▶ _Problem to work on_
Repeat exactly what appears from the opening line of the listing to the line with "import * as", inclusive.

▶ _Data excerpt_

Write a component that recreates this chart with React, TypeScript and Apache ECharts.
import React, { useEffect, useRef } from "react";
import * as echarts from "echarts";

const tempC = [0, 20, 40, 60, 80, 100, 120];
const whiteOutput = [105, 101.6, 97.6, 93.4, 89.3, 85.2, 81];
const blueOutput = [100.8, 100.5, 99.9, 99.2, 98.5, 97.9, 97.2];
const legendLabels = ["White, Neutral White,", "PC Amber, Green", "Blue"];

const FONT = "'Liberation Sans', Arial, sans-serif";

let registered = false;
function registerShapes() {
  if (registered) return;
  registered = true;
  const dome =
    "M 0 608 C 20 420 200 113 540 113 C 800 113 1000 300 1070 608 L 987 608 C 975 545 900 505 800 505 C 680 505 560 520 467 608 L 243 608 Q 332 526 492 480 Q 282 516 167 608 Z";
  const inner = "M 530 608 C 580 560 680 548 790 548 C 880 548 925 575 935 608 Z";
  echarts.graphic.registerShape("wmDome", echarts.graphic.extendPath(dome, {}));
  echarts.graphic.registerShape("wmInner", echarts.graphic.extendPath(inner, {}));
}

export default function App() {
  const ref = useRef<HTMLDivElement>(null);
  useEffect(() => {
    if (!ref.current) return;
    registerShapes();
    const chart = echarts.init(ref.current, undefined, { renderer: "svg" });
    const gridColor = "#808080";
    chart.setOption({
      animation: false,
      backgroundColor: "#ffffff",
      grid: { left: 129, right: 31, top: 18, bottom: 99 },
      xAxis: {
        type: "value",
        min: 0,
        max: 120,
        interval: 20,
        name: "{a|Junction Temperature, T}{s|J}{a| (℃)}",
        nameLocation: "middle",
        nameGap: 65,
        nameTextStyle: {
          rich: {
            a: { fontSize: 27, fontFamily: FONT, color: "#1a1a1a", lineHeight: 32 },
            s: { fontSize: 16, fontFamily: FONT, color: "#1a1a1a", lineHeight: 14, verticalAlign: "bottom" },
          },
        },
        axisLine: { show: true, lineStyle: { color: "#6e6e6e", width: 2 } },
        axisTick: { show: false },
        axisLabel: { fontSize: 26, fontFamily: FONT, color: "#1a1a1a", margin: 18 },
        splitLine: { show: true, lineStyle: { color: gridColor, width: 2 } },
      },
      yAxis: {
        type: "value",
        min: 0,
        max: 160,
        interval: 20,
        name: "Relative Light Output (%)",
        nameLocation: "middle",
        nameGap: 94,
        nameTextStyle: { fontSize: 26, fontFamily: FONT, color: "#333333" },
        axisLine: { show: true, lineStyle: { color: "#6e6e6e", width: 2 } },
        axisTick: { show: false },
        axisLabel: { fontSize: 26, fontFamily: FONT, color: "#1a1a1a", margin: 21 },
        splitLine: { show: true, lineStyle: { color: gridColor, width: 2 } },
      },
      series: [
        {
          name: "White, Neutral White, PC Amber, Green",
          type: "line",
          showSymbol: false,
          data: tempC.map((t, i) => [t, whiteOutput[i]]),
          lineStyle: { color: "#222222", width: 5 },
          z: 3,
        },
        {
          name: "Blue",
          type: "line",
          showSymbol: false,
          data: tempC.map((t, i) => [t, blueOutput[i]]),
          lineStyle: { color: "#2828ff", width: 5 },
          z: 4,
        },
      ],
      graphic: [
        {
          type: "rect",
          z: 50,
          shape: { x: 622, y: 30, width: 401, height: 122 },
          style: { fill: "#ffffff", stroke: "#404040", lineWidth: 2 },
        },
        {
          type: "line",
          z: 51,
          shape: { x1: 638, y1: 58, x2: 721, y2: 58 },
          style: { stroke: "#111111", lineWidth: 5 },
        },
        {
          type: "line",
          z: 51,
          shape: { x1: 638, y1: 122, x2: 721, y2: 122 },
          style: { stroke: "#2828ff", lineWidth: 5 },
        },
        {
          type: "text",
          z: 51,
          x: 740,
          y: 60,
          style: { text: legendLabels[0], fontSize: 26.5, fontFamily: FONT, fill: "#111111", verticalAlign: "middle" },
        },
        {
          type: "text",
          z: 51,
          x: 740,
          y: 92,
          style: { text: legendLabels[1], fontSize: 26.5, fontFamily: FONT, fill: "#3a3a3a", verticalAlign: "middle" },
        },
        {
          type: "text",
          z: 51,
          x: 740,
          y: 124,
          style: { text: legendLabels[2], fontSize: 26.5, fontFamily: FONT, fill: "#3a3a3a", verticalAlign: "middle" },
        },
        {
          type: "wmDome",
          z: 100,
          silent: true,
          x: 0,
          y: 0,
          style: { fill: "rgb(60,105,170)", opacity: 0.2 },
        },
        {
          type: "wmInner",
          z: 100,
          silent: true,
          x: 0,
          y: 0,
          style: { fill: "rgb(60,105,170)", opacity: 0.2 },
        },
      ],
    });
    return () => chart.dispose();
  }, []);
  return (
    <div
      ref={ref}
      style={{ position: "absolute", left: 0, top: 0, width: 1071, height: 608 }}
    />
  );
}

▶ _Exercise response_
Write a component that recreates this chart with React, TypeScript and Apache ECharts.
import React, { useEffect, useRef } from "react";
import * as echarts from "echarts";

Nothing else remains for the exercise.